TEACHOUT, Supr. J., Specially Assigned, dissenting.
¶ 38. I am unable to find a deficiency in the decision that necessitates remand for additional findings. While it is true that there is language stating that some items are "not marital property" or "not subject to distribution," more telling is what the findings and conclusions actually show. The trial judge specifically identified all financial interests of the parties during the marriage and expected to be received afterwards, including cash income, bonuses, deferred stock (with their vesting and payment schedules), replacement cash, and deferred cash as well as traditional assets such as real and personal property. He identified when each item was received in relation to relevant dates (pre-separation mingling of funds, post-separation use of funds under the temporary order, and the final hearing date). He identified the value of each item according to the value evidence presented by the parties. He identified all financial interests as of the first final hearing date, and he allocated all interests on the basis of statutory criteria and reasons stated. He was mindful of the character of each item and when it would be received by whom, whether before or after the hearing date. He exercised jurisdiction over all items and accounted for them by first equitably dividing property interests and then addressing post-divorce maintenance, finally determining to award additional property in lieu of maintenance for reasons stated.
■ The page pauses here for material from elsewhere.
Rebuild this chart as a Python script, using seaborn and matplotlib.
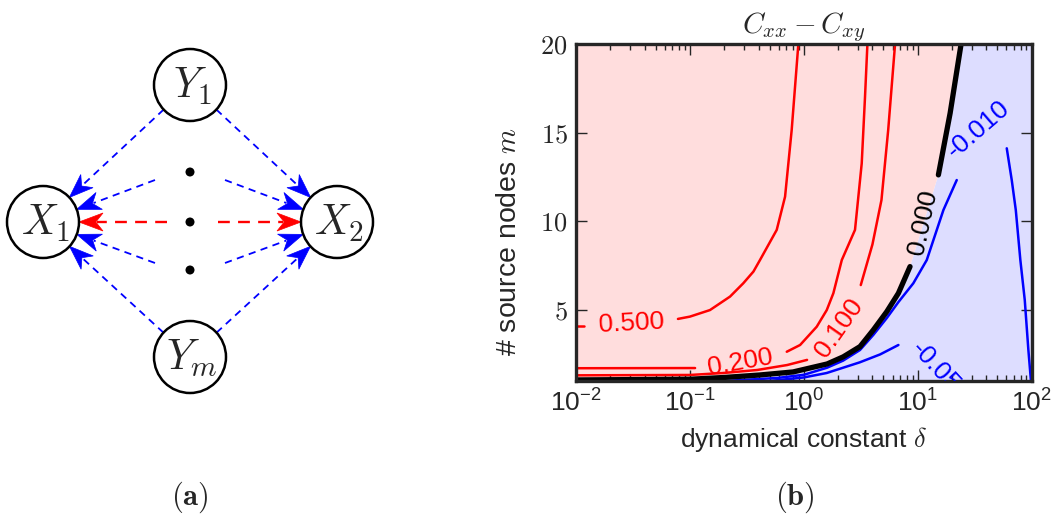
import numpy as np
import pandas as pd
import matplotlib
matplotlib.use("Agg")
import matplotlib.pyplot as plt
from matplotlib.patches import Circle, Polygon
from matplotlib.ticker import FuncFormatter, LogLocator, NullFormatter
import seaborn as sns

# ---------------- data ----------------
# contour 0.500
c500_a_delta = [0.01, 0.0118]
c500_a_m = [4.1, 4.1]
c500_b_delta = [0.0785, 0.100, 0.150, 0.225, 0.294, 0.361, 0.412, 0.578, 0.684, 0.782, 0.895]
c500_b_m = [4.5, 4.63, 5.0, 5.76, 6.51, 7.17, 7.82, 9.52, 11.39, 15.15, 20.0]
# contour 0.200
c200_a_delta = [0.01, 0.111]
c200_a_m = [1.72, 1.73]
c200_b_delta = [0.708, 0.927, 1.297, 1.589, 1.816, 2.153, 2.812, 3.221, 3.443, 3.614]
c200_b_m = [2.65, 3.03, 4.06, 5.0, 5.95, 7.82, 9.52, 13.27, 17.03, 20.0]
# contour 0.100
c100_a_delta = [0.01, 0.10, 0.195, 0.389, 0.713, 1.067]
c100_a_m = [1.32, 1.34, 1.45, 1.62, 1.90, 2.19]
c100_b_delta = [3.16, 4.0, 4.8, 5.5, 6.32]
c100_b_m = [6.41, 8.7, 11.2, 15.15, 20.0]
# contour 0.000
c000_a_delta = [0.01, 0.10, 0.20, 0.412, 0.804, 1.600, 2.213, 3.112, 4.074, 5.346, 6.761, 8.551]
c000_a_m = [1.06, 1.10, 1.20, 1.34, 1.51, 1.96, 2.36, 2.94, 3.88, 4.91, 5.95, 7.45]
c000_b_delta = [15.17, 19.23, 24.0]
c000_b_m = [12.62, 16.1, 20.0]
# contour -0.010
c010_a_delta = [0.1995, 0.582, 1.0, 1.600, 2.213, 3.112, 4.074, 5.346, 6.761, 9.14, 11.99, 16.79, 21.98]
c010_a_m = [1.0, 1.17, 1.35, 1.75, 2.15, 2.75, 3.6, 4.55, 5.45, 6.51, 7.82, 10.64, 12.33]
c010_b_delta = [60.4, 66.8, 72.5, 79.5, 86.9, 93.5, 98.5]
c010_b_m = [14.12, 12.33, 10.64, 7.82, 5.57, 2.75, 1.0]
# contour -0.050
c050_delta = [0.501, 1.0, 1.585, 3.09, 4.677, 6.761]
c050_m = [1.0, 1.2, 1.45, 2.05, 2.5, 3.03]

# contour labels: text, delta, m, rotation
label_text = ["0.500", "0.200", "0.100", "0.000", "-0.010", "-0.050"]
label_delta = [0.0304, 0.275, 2.04, 11.1, 33.8, 9.46]
label_m = [4.27, 2.07, 3.99, 9.97, 15.21, 3.03]
label_rot = [3, 10, 55, 78, 41, -47]

x_ticks = [0.01, 0.1, 1, 10, 100]
y_ticks = [5, 10, 15, 20]

# ---------------- style ----------------
sns.set_style("ticks")
plt.rcParams["font.family"] = ["Liberation Sans", "DejaVu Sans"]
plt.rcParams["mathtext.fontset"] = "cm"

RED = "#ff0000"
BLUE = "#0000ff"
RED_FILL = "#ffdddd"
BLUE_FILL = "#ddddff"

fig = plt.figure(figsize=(10.51, 5.25), dpi=100)

# ---------------- panel (a): network diagram ----------------
ax0 = fig.add_axes([0, 0, 0.45, 1])
W0 = 0.45 * 1051
ax0.set_xlim(0, W0)
ax0.set_ylim(525, 0)
ax0.axis("off")

nodes = {"Y1": (190, 85), "X1": (43, 222), "X2": (337, 222), "Ym": (190, 357)}
R = 36
node_text = {"Y1": r"$Y_1$", "X1": r"$X_1$", "X2": r"$X_2$", "Ym": r"$Y_m$"}
for k, (cx, cy) in nodes.items():
    ax0.add_patch(Circle((cx, cy), R, facecolor="white", edgecolor="black", lw=1.8, zorder=3))
    ax0.text(cx + 2, cy + 1, node_text[k], ha="center", va="center", fontsize=30, zorder=4)

for cy in (172, 222, 270):
    ax0.add_patch(Circle((190, cy), 4.5, facecolor="black", edgecolor="none", zorder=3))


def stealth_arrow(ax, start, tip, color, lw, dash, hl=24, hw=9):
    s = np.array(start, float)
    t = np.array(tip, float)
    u = (t - s) / np.linalg.norm(t - s)
    n = np.array([-u[1], u[0]])
    back = t - 0.75 * hl * u
    ax.plot([s[0], back[0]], [s[1], back[1]], color=color, lw=lw,
            linestyle=(0, dash), solid_capstyle="butt", zorder=2)
    head = [t, t - hl * u + hw * n, t - 0.7 * hl * u, t - hl * u - hw * n]
    ax.add_patch(Polygon(head, closed=True, facecolor=color, edgecolor=color, lw=0.5, zorder=2))


def edge_pts(a, b):
    a = np.array(a, float)
    b = np.array(b, float)
    u = (b - a) / np.linalg.norm(b - a)
    return a + R * u, b - R * u


blue_dash = (4, 3)
for src, dst in [("Y1", "X1"), ("Y1", "X2"), ("Ym", "X1"), ("Ym", "X2")]:
    s, t = edge_pts(nodes[src], nodes[dst])
    stealth_arrow(ax0, s, t, BLUE, 1.3, blue_dash)

for start in [(155, 180), (155, 263)]:
    _, t = edge_pts(start, nodes["X1"])
    stealth_arrow(ax0, start, t, BLUE, 1.3, blue_dash)
for start in [(225, 180), (225, 263)]:
    _, t = edge_pts(start, nodes["X2"])
    stealth_arrow(ax0, start, t, BLUE, 1.3, blue_dash)

stealth_arrow(ax0, (167, 222), (79, 222), RED, 1.7, (5, 3.5))
stealth_arrow(ax0, (218, 222), (301, 222), RED, 1.7, (5, 3.5))

ax0.text(190, 497, r"$\mathbf{(a)}$", ha="center", va="center", fontsize=22)

# ---------------- panel (b): contour plot ----------------
ax = fig.add_axes([576 / 1051, 1 - 381 / 525, (1031.7 - 576) / 1051, (381 - 44) / 525])
ax.set_xscale("log")
ax.set_xlim(0.01, 100)
ax.set_ylim(1, 20)

zero_delta = c000_a_delta + c000_b_delta
zero_m = c000_a_m + c000_b_m
red_poly = list(zip(zero_delta, zero_m)) + [(0.01, 20)]
blue_poly = list(zip(zero_delta, zero_m)) + [(100, 20), (100, 1), (0.01, 1)]
ax.add_patch(Polygon(blue_poly, closed=True, facecolor=BLUE_FILL, edgecolor="none", zorder=0))
ax.add_patch(Polygon(red_poly, closed=True, facecolor=RED_FILL, edgecolor="none", zorder=0))

segments = [
    (c500_a_delta, c500_a_m, RED, 1.8),
    (c500_b_delta, c500_b_m, RED, 1.8),
    (c200_a_delta, c200_a_m, RED, 1.8),
    (c200_b_delta, c200_b_m, RED, 1.8),
    (c100_a_delta, c100_a_m, RED, 1.8),
    (c100_b_delta, c100_b_m, RED, 1.8),
    (c010_a_delta, c010_a_m, BLUE, 1.8),
    (c010_b_delta, c010_b_m, BLUE, 1.8),
    (c050_delta, c050_m, BLUE, 1.8),
    (c000_a_delta, c000_a_m, "black", 3.8),
    (c000_b_delta, c000_b_m, "black", 3.8),
]
for xd, yd, col, lw in segments:
    df = pd.DataFrame({"delta": xd, "m": yd})
    sns.lineplot(data=df, x="delta", y="m", sort=False, estimator=None,
                 color=col, lw=lw, ax=ax, zorder=2)

label_colors = [RED, RED, RED, "black", BLUE, BLUE]
for i, (txt, xd, yd, rot) in enumerate(zip(label_text, label_delta, label_m, label_rot)):
    if txt == "-0.050":
        ax.text(xd, yd, txt, color=label_colors[i], fontsize=19, rotation=rot,
                rotation_mode="anchor", ha="left", va="center", clip_on=True, zorder=3)
    else:
        ax.text(xd, yd, txt, color=label_colors[i], fontsize=19, rotation=rot,
                rotation_mode="anchor", ha="center", va="center", zorder=3)

ax.set_xticks(x_ticks)
ax.set_yticks(y_ticks)
ax.xaxis.set_minor_locator(LogLocator(base=10, subs=np.arange(2, 10)))
ax.xaxis.set_minor_formatter(NullFormatter())
ax.yaxis.set_major_formatter(FuncFormatter(lambda v, p: r"$%d$" % v))
ax.tick_params(which="both", direction="in", top=True, right=True, labelsize=19, width=1.0)
ax.tick_params(which="major", length=8, pad=6)
ax.tick_params(which="minor", length=4)
for sp in ax.spines.values():
    sp.set_linewidth(2.4)
    sp.set_visible(True)

ax.set_xlabel(r"dynamical constant $\delta$", fontsize=19, labelpad=6)
ax.set_ylabel(r"# source nodes $m$", fontsize=20.5)
ax.yaxis.set_label_coords(-0.118, 0.415)
ax.set_title(r"$C_{xx}-C_{xy}$", fontsize=21, pad=6)

fig.text(795 / 1051, 1 - 497 / 525, r"$\mathbf{(b)}$", ha="center", va="center", fontsize=22)

fig.savefig("out.png", dpi=100)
¶ 39. Based on the description in the findings of the deferred stock as "golden handcuffs" compelling husband to continue working for a period of at least four years that included a period after separation and would include a period after divorce, it is easily apparent that the trial judge treated husband's deferred compensation and cash as employment compensation, analyzing post-divorce receipt of deferred compensation as future compensation attributable to future work, whereas the sums received prior to the final hearing had either been spent (including partly for temporary spousal support) or become integrated into the assets that were in fact identified and allocated as property. He took this into account both in considering it as one of the factors related to property division and as one of the factors related to spousal maintenance. He did not exclude any form of financial interest from the overall financial universe of the parties, despite the use of some phrases that suggested otherwise. Under these circumstances, the use of phrases such as "not marital assets" would seem to be harmless error. I would affirm the decision.